Субботним утром мы с Матсом идем на маммографию. Больница Святого Йорана все же ассоциируется у меня прежде всего со спасением. Дом с колоннами, напоминающими античные. Тяжелые стеклянные двери, ведущие в регистратуру. В этом здании меня лечили, холили и лелеяли. Я не могу точно показать медсестре, в каком месте нащупала уплотнение – на самом деле я ощущаю ту же пронзительную боль, какая была, когда в правой груди росла опухоль. Я спросила Матса, чувствует ли он уплотнение, он ответил «да». Я решаю не говорить, что в сентябре не стала проводить нормальное самообследование – вдруг нащупаю еще что-нибудь в груди или под мышкой и испугаюсь еще больше. Моя новая странная грудь тоже неровная – где-то впалая, а над самим протезом выпуклая. На прошлогодней маммографии врач, смеясь, сказала мне, что она была бы в точности как я, а то и хуже – постоянно прислушивалась бы к себе, накручивала себя. Сегодняшняя медсестра не выглядит обеспокоенной. Кажется, она даже говорит, что на снимках все прекрасно. Впереди ультразвук. Я объясняю доктору, что мне удалось успокоить себя месяцев на десять. А когда до маммографии осталась всего пара месяцев, страх вырвался наружу. Во время УЗИ врач не выглядит взволнованной, но говорит, что если я хочу, можно сделать цитологию – если я покажу, где именно нащупала узелок, можно будет взять биопсию. Но я отказываюсь. Еще она говорит, что время работает на меня. И что настороженность должна вызывать подмышечная впадина – то есть если там вдруг получится что-то нащупать.

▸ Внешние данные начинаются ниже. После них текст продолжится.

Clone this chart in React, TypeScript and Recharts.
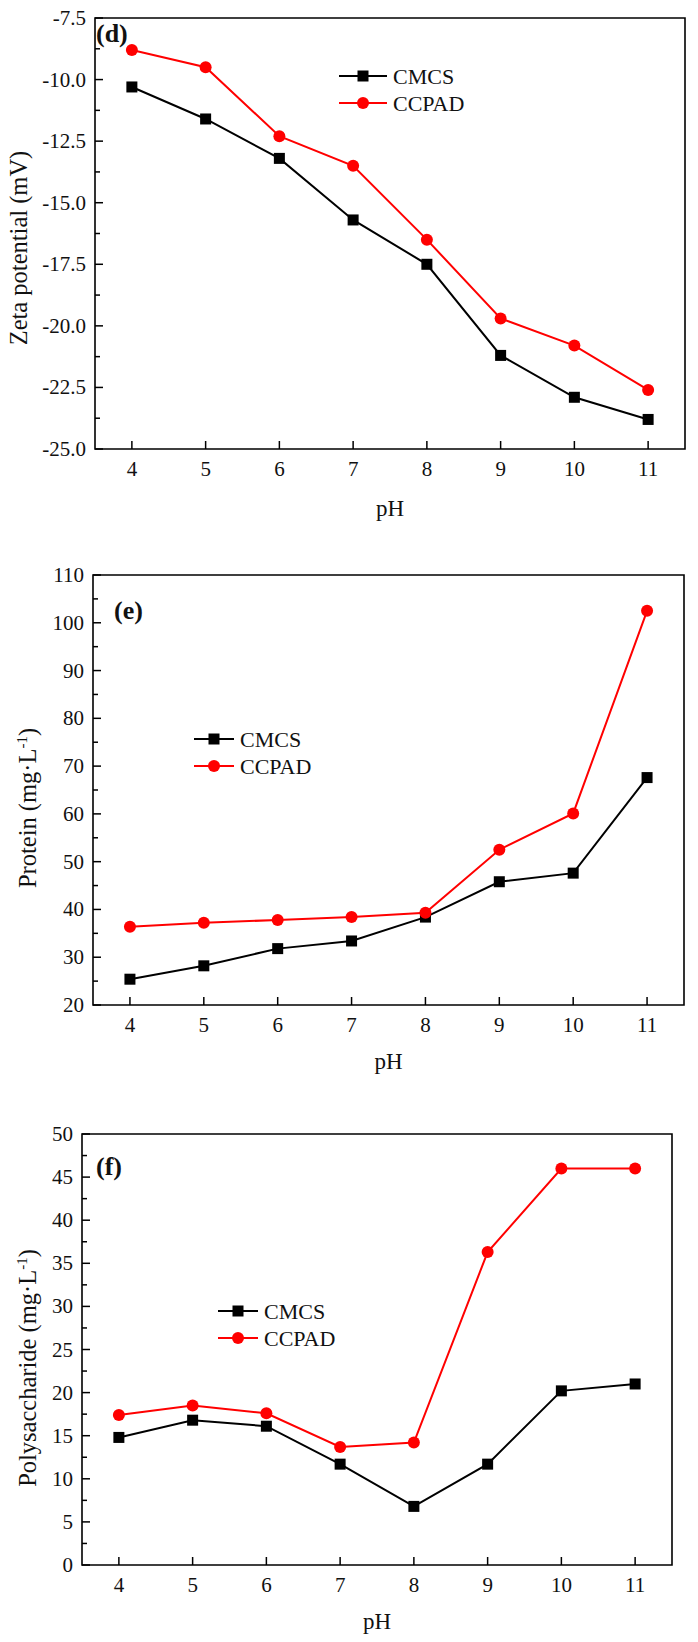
import React from "react";
import { LineChart, Line, XAxis, YAxis, ReferenceArea, Legend } from "recharts";

const FONT = "'Liberation Serif', 'Times New Roman', serif";

const phValues = [4, 5, 6, 7, 8, 9, 10, 11];
const seriesNames = ["CMCS", "CCPAD"];
const seriesColors = ["#000000", "#ff0000"];

const zetaCMCS = [-10.3, -11.6, -13.2, -15.7, -17.5, -21.2, -22.9, -23.8];
const zetaCCPAD = [-8.8, -9.5, -12.3, -13.5, -16.5, -19.7, -20.8, -22.6];
const zetaTicks = [-25, -22.5, -20, -17.5, -15, -12.5, -10, -7.5];

const proteinCMCS = [25.4, 28.2, 31.8, 33.4, 38.4, 45.8, 47.6, 67.6];
const proteinCCPAD = [36.4, 37.2, 37.8, 38.4, 39.3, 52.5, 60.1, 102.5];
const proteinTicks = [20, 30, 40, 50, 60, 70, 80, 90, 100, 110];

const polyCMCS = [14.8, 16.8, 16.1, 11.7, 6.8, 11.7, 20.2, 21.0];
const polyCCPAD = [17.4, 18.5, 17.6, 13.7, 14.2, 36.3, 46.0, 46.0];
const polyTicks = [0, 5, 10, 15, 20, 25, 30, 35, 40, 45, 50];

// major ticks plus a minor tick halfway between each pair
function withMinor(major: number[]) {
  const out: number[] = [];
  major.forEach((v, i) => {
    out.push(v);
    if (i < major.length - 1) out.push((v + major[i + 1]) / 2);
  });
  return out;
}

function makeYTick(major: number[], decimals: number) {
  return (props: any) => {
    const { x, y, payload } = props;
    const isMajor = major.includes(payload.value);
    return (
      <g>
        <line x1={x} y1={y} x2={x + (isMajor ? 8 : 5)} y2={y} stroke="#000" strokeWidth={1.5} />
        {isMajor && (
          <text x={x - 9} y={y + 7} textAnchor="end" fontFamily={FONT} fontSize={21} fill="#111">
            {payload.value.toFixed(decimals)}
          </text>
        )}
      </g>
    );
  };
}

const XTick = (props: any) => {
  const { x, y, payload } = props;
  return (
    <g>
      <line x1={x} y1={y} x2={x} y2={y - 8} stroke="#000" strokeWidth={1.5} />
      <text x={x} y={y + 27} textAnchor="middle" fontFamily={FONT} fontSize={21} fill="#111">
        {payload.value}
      </text>
    </g>
  );
};

const SquareDot = (props: any) => {
  const { cx, cy } = props;
  return <rect x={cx - 5.5} y={cy - 5.5} width={11} height={11} fill="#000" />;
};

function LegendBox({ lineLen }: { lineLen: number }) {
  return (
    <svg width={220} height={60}>
      {seriesNames.map((name, i) => {
        const y = 12 + i * 27;
        return (
          <g key={name}>
            <line x1={0} y1={y} x2={lineLen} y2={y} stroke={seriesColors[i]} strokeWidth={2} />
            {i === 0 ? (
              <rect x={lineLen / 2 - 5.5} y={y - 5.5} width={11} height={11} fill="#000" />
            ) : (
              <circle cx={lineLen / 2} cy={y} r={6} fill="#ff0000" />
            )}
            <text x={lineLen + 6} y={y + 7.5} fontFamily={FONT} fontSize={22} fill="#111">
              {name}
            </text>
          </g>
        );
      })}
    </svg>
  );
}

type PanelProps = {
  top: number;
  height: number;
  marginTop: number;
  marginRight: number;
  yWidth: number;
  xHeight: number;
  cmcs: number[];
  ccpad: number[];
  ticks: number[];
  decimals: number;
  yLabel: React.ReactNode;
  yLabelX: number;
  yLabelY: number;
  pHOffset: number;
  legendX: number;
  legendY: number;
  lineLen: number;
  tag: string;
  tagX: number;
  tagY: number;
};

function Panel(p: PanelProps) {
  const data = phValues.map((ph, i) => ({ ph, cmcs: p.cmcs[i], ccpad: p.ccpad[i] }));
  const yMin = p.ticks[0];
  const yMax = p.ticks[p.ticks.length - 1];
  return (
    <div style={{ position: "absolute", left: 0, top: p.top, width: 698, height: p.height }}>
      <LineChart
        width={698}
        height={p.height}
        data={data}
        margin={{ top: p.marginTop, right: p.marginRight, bottom: 0, left: 0 }}
      >
        <XAxis
          dataKey="ph"
          type="number"
          domain={[3.5, 11.5]}
          ticks={phValues}
          interval={0}
          height={p.xHeight}
          axisLine={false}
          tickLine={false}
          tickSize={0}
          tickMargin={0}
          tick={XTick}
          label={(lp: any) => {
            const vb = lp.viewBox;
            return (
              <text x={vb.x + vb.width / 2} y={vb.y + p.pHOffset} textAnchor="middle" fontFamily={FONT} fontSize={23} fill="#111">
                pH
              </text>
            );
          }}
        />
        <YAxis
          type="number"
          domain={[yMin, yMax]}
          ticks={withMinor(p.ticks)}
          interval={0}
          width={p.yWidth}
          axisLine={false}
          tickLine={false}
          tickSize={0}
          tickMargin={0}
          tick={makeYTick(p.ticks, p.decimals)}
          label={() => (
            <text
              transform={`translate(${p.yLabelX},${p.yLabelY}) rotate(-90)`}
              textAnchor="middle"
              fontFamily={FONT}
              fontSize={24.5}
              fill="#111"
            >
              {p.yLabel}
            </text>
          )}
        />
        <ReferenceArea x1={3.5} x2={11.5} y1={yMin} y2={yMax} fill="none" stroke="#000" strokeWidth={1.6} />
        <Line
          dataKey="cmcs"
          name={seriesNames[0]}
          stroke={seriesColors[0]}
          strokeWidth={2}
          dot={SquareDot}
          isAnimationActive={false}
        />
        <Line
          dataKey="ccpad"
          name={seriesNames[1]}
          stroke={seriesColors[1]}
          strokeWidth={2}
          dot={{ r: 6, fill: "#ff0000", stroke: "#ff0000", strokeWidth: 0 }}
          isAnimationActive={false}
        />
        <Legend
          layout="horizontal"
          verticalAlign="middle"
          align="center"
          wrapperStyle={{ position: "absolute", left: p.legendX, top: p.legendY, width: 220, height: 60 }}
          content={() => <LegendBox lineLen={p.lineLen} />}
        />
      </LineChart>
      <svg width={698} height={p.height} style={{ position: "absolute", left: 0, top: 0, pointerEvents: "none" }}>
        <text x={p.tagX} y={p.tagY} fontFamily={FONT} fontWeight="bold" fontSize={26} fill="#111">
          {p.tag}
        </text>
      </svg>
    </div>
  );
}

const mgL = (name: string) => (
  <>
    <tspan>{name} (mg·L</tspan>
    <tspan dy={-9} fontSize={15}>-1</tspan>
    <tspan dy={9}>)</tspan>
  </>
);

export default function App() {
  return (
    <div style={{ position: "absolute", left: 0, top: 0, width: 698, height: 1642, background: "#fff" }}>
      <Panel
        top={0}
        height={540}
        marginTop={18}
        marginRight={13}
        yWidth={95}
        xHeight={91}
        cmcs={zetaCMCS}
        ccpad={zetaCCPAD}
        ticks={zetaTicks}
        decimals={1}
        yLabel="Zeta potential (mV)"
        yLabelX={27}
        yLabelY={248}
        pHOffset={67}
        legendX={339}
        legendY={64}
        lineLen={48}
        tag="(d)"
        tagX={96}
        tagY={42}
      />
      <Panel
        top={540}
        height={540}
        marginTop={35}
        marginRight={14}
        yWidth={93}
        xHeight={75}
        cmcs={proteinCMCS}
        ccpad={proteinCCPAD}
        ticks={proteinTicks}
        decimals={0}
        yLabel={mgL("Protein")}
        yLabelX={36}
        yLabelY={268}
        pHOffset={64}
        legendX={194}
        legendY={187}
        lineLen={40}
        tag="(e)"
        tagX={114}
        tagY={79}
      />
      <Panel
        top={1080}
        height={562}
        marginTop={54}
        marginRight={26}
        yWidth={82}
        xHeight={77}
        cmcs={polyCMCS}
        ccpad={polyCCPAD}
        ticks={polyTicks}
        decimals={0}
        yLabel={mgL("Polysaccharide")}
        yLabelX={36}
        yLabelY={288}
        pHOffset={64}
        legendX={218}
        legendY={219}
        lineLen={40}
        tag="(f)"
        tagX={96}
        tagY={95}
      />
    </div>
  );
}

Испуганное лицо Матса, когда я выхожу из кабинета. Я показываю большой палец вверх. Облегчение! Радость. Все то, через что я мысленно прошла. Вновь. Мысли о детях, о Матсе. О маме и о Грете.

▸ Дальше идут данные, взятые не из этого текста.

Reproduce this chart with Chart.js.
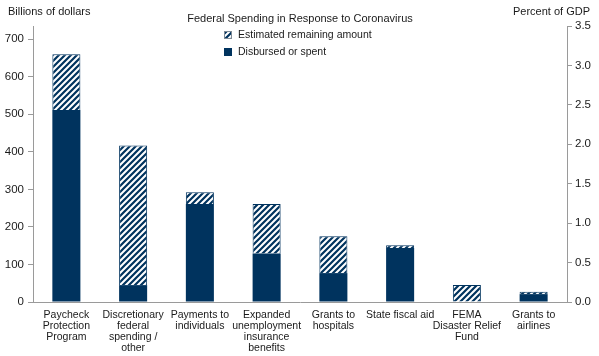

Неделю спустя, когда я включаю телефон после урока вождения. Три пропущенных звонка от Осы. Эсэмэска. Перезвони мне. Срочно.
С Осой связался ортопед, прямо сейчас, вечером. Он сказал, что обнаружил пять подозрительных образований в грудном отделе позвоночника. Предположительно это метастазы. Белые точки, нужно дополнительное обследование. Нет! Она говорила со своим онкологом, но надо переслать снимки, как-то все сумбурно. Что теперь будет? Я хочу утешить ее, но не знаю как. Меня саму буквально трясло, когда люди слишком легко воспринимали мое состояние в период ожидания диагноза. Сколько раз мне приходилось слышать «да ладно, это точно не рак»! В груди часто бывают уплотнения, доброкачественные, мышечные воспаления… Это одиночество – тревога, при этом даже без права на страх. Смешно так волноваться на пустом месте. И что теперь – сказать Осе, что следует переживать и бояться? С этим она и без меня справится. Я хочу сказать, что у Вильде в романе Гримсруд распространенный рак, метастазы в печени и костях. Но лечение все равно идет хорошо!
Я говорю Осе, что на этот период ей необходимо успокоительное. Помню, смотрела какую-то научно-популярную передачу и узнала, что, оказывается, тревога и стресс способствуют росту опухолей – опять же, у мышей. Ученые предполагают, что в дальнейшем пациентам, ожидающим ответа по поводу опухолей и метастазов, можно будет давать бета-блокаторы.
Она не может сейчас умереть – вот о чем я думаю. Я не хочу, чтобы у сильной красивой Осы выпали волосы, чтобы ей снова пришлось принимать морфин от боли. У нас столько проектов. Нам так хорошо вместе. Мысли роятся в голове. Я думаю о Йоргене, о том, какой ад им опять придется пережить. Мне так хочется забрать всю эту боль у нее и у Йоргена. Тревогу, ужас, страдания. Как ужасен этот оглушительный животный страх смерти. Никому не пожелаешь! Поэтому я хочу, чтобы Оса принимала снотворное и успокоительное. Потом мне вдруг становится не по себе. Я думаю, а что, если доктор Аннели Блад не пожелала выписать что-нибудь от тревожности, потому что боялась, что я покончу с собой, наглотавшись таблеток? Хотя единственное, чего мне тогда отчаянно хотелось, – это жить. Меня не страшило лечение, страшно было умереть и покинуть детей.